--- START ---
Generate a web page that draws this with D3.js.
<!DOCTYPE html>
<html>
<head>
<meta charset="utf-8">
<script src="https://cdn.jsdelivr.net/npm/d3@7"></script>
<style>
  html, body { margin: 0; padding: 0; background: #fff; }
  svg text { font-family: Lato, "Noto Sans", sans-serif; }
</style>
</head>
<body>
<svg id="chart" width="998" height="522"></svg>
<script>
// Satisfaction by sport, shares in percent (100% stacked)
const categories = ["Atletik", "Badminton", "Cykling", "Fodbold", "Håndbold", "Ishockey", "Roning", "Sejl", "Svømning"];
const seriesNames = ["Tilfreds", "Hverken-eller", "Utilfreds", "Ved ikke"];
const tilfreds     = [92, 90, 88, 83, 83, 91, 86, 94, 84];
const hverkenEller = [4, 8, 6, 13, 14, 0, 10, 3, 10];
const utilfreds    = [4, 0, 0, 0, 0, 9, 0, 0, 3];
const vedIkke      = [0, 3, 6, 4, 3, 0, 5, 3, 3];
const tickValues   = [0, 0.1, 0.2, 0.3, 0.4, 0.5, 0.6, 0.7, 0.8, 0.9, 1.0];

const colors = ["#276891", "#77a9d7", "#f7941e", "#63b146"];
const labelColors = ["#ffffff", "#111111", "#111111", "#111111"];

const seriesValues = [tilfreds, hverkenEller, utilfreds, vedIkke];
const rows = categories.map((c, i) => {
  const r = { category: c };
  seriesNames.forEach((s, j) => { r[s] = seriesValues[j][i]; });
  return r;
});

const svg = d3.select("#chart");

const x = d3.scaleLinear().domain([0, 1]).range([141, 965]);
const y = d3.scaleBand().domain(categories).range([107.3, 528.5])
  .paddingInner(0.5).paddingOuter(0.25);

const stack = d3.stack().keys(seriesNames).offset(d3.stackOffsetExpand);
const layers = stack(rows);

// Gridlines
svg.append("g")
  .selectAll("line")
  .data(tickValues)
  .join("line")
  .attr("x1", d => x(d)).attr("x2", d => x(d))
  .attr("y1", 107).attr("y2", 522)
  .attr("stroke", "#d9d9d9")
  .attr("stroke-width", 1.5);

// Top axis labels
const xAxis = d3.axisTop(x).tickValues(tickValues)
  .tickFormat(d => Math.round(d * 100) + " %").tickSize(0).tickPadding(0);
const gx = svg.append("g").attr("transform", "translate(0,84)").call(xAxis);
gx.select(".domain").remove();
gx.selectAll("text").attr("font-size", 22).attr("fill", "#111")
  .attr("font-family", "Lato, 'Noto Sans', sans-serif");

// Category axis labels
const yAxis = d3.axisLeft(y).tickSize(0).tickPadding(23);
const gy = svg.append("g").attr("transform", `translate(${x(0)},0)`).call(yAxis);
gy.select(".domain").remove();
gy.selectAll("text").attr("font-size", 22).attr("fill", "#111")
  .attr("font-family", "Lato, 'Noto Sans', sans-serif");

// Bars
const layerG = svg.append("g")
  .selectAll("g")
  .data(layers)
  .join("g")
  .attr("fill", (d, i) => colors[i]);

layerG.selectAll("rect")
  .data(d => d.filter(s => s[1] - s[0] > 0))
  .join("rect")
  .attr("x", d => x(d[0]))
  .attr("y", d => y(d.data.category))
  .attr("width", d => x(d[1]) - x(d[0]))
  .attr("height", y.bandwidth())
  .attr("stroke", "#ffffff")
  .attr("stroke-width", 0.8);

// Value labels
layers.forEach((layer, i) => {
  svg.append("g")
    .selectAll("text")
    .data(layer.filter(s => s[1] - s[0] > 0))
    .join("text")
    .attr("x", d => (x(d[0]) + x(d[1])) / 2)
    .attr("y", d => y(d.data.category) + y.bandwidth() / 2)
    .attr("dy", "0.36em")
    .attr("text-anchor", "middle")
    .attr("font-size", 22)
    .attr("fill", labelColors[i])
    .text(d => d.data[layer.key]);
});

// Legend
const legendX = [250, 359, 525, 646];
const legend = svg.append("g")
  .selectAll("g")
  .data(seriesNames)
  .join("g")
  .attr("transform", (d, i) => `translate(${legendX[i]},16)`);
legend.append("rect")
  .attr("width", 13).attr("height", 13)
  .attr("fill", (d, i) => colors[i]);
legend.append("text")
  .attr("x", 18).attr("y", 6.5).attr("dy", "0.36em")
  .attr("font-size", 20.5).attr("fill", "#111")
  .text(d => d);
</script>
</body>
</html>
--- END ---
--- START ---
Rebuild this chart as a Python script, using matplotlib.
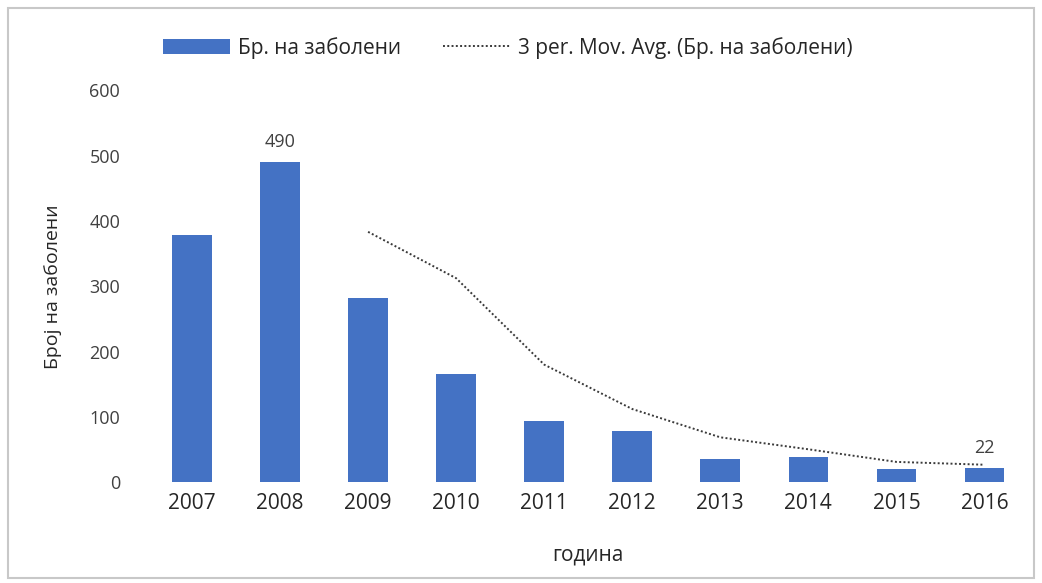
--- END ---
JOB -
Your answer should be a single number: the count of lines that contain "chart".

REPLY TO THE EXERCISE -
3